Originally published by The NY Times
For days they have traveled north from their homes in Honduras, walking, taking buses and hitching rides in cars and trucks. They have carried only the essentials in small bags and knapsacks.
As the large caravan of migrants entered Guatemala on its way toward the United States, more people had joined the march, which has fractured into smaller units. By Wednesday night, some had stopped to rest and sleep in Guatemala City. There were many families and pregnant women among the ranks.
The caravan — as many as 4,000 people by some estimates — has prompted a flurry of tweets from President Trump, who on Thursday threatened military action at the southwestern border of the United States if Mexico failed to halt the group.
The caravan’s participants are making the journey for several reasons. Some say they are fleeing gangs that terrorize their neighborhoods and are seeking sanctuary in Mexico or the United States. Others are in search of work and more stability for their families.
On Wednesday night, hundreds crammed into a migrant shelter in Guatemala City and bedded down on the floor of a nearby school. Scores more slept on the streets. We asked several why they had chosen to make the journey north and what they had left behind.
“We’re not going because we want fancy things. ”
Fanny Rodríguez, 21, Santa Barbara, Honduras
“We’re traveling to find a better future for my daughters,” said Fanny Rodríguez, who was with her husband, Edil Moscoso, 26, and their two daughters Daily Edith, 2, and Yarice, 9 months old. “We’re not going because we want fancy things.”
She added: “I don’t have to give them luxuries, only what’s necessary — that my daughters don’t lack food, that my daughters don’t lack clothes. Things like that.”

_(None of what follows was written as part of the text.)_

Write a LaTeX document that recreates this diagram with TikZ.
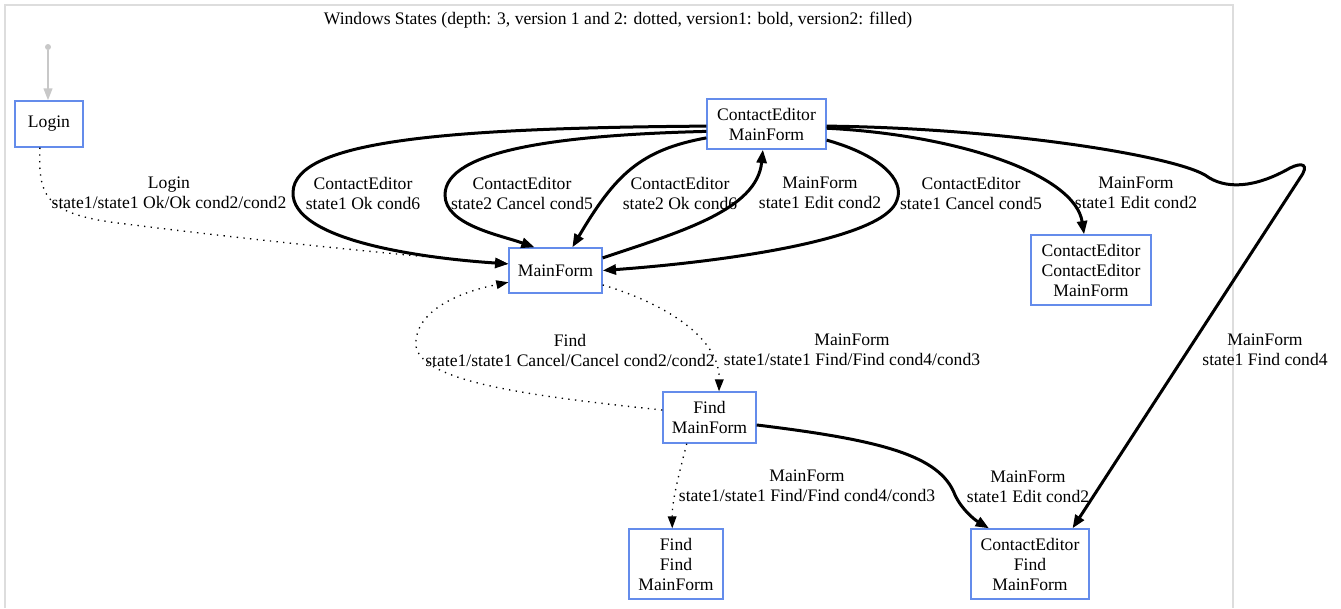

The family had been received with considerable kindness and generosity by Guatemalans as they made their way through the country. Strangers had donated food and diapers. “We can’t complain,” Ms. Rodríguez said.
“She told me to remember her and the children.”
Melvin Gómez, 26, San Pedro Sula, Honduras
Melvin Gómez had plans to leave his home and migrate north in December, but when he heard about the caravan on television, he decided now was the time to go.
He called his wife and two children, who were staying with relatives in La Ceiba, and said goodbye. “She told me to remember her and the children,” he recalled.
“I hope everything turns out O.K.”
“There isn’t work, there isn’t money.”
Ever Escalante, 27, La Ceiba, Honduras
The family of five had only two suitcases between them, carrying mostly clothes and nothing of sentimental significance.
“We didn’t have anything important,” Ever Escalante said.
He and his family — his wife, Sarai Najera, and their three young children — moved a year ago from their home in San Pedro Sula, Honduras, to La Ceiba after receiving threats from street gangs. But they have had a hard time making ends meet, and saw the caravan as a good opportunity to migrate to the United States.
“Instead of getting ahead, it’s more like we went backward,” he said. “There isn’t work, there isn’t money. That’s what’s driving us out of the country.”
“I don’t know if they’re ahead of me or behind me.”
Lindell Marroquín, 33, La Ceiba, Honduras
Lindell Marroquín, a single mother with five daughters, had begun the journey with her brother and three of her children. Now, she has only two of her girls with her.
In the chaos along the way, the family became separated. She said her brother was somewhere with one of the daughters, while she remained with the other two, Dariana, 5, and Sofia, 1.
“I don’t know if they’re ahead of me or behind me,” Ms. Marroquín said.
“We wanted to go to the United States to see if we could ask for a couple of prosthetics.”
Nery Maldonado, 29, San Pedro Sula, Honduras
Nery Maldonado had set out on his own to travel north to the United States. He stopped along the way in the Guatemalan town of Esquipulas. When the caravan arrived, he decided to join the procession.
Mr. Maldonado, who has no legs and uses a wheelchair, soon became friends with another man on the same journey, Omar Orellana, 38. The two have become traveling buddies.
Mr. Maldonado has made this journey once before. It was during that first try, in 2015, that he lost his legs while riding a northern-bound cargo train in Mexico, according to The Associated Press.
“We decided to come because of the economic situation,” Mr. Maldonado said. “We wanted to go to the United States to see if we could ask for a couple of prosthetics.”
“You can’t live in Honduras. There isn’t money.”
Jennifer Paola López, 16, Yoro, Honduras
Jennifer Paola López, a farmworker, was traveling with a group of friends from her neighborhood. They had discussed the possibility of heading to the United States in the past, but didn’t have the money to cover the cost of travel or pay smugglers.
Then, a neighbor told them about the caravan, and Ms. López and her friends decided to join. She left her family behind, knowing she was their hope for a better life, too.
“There isn’t work or anything. You can’t live in Honduras. There isn’t money,” she said. “There’s no help from the government. There’s nothing.”
Daniele Volpe reported from Guatemala City, and Kirk Semple from Mexico City.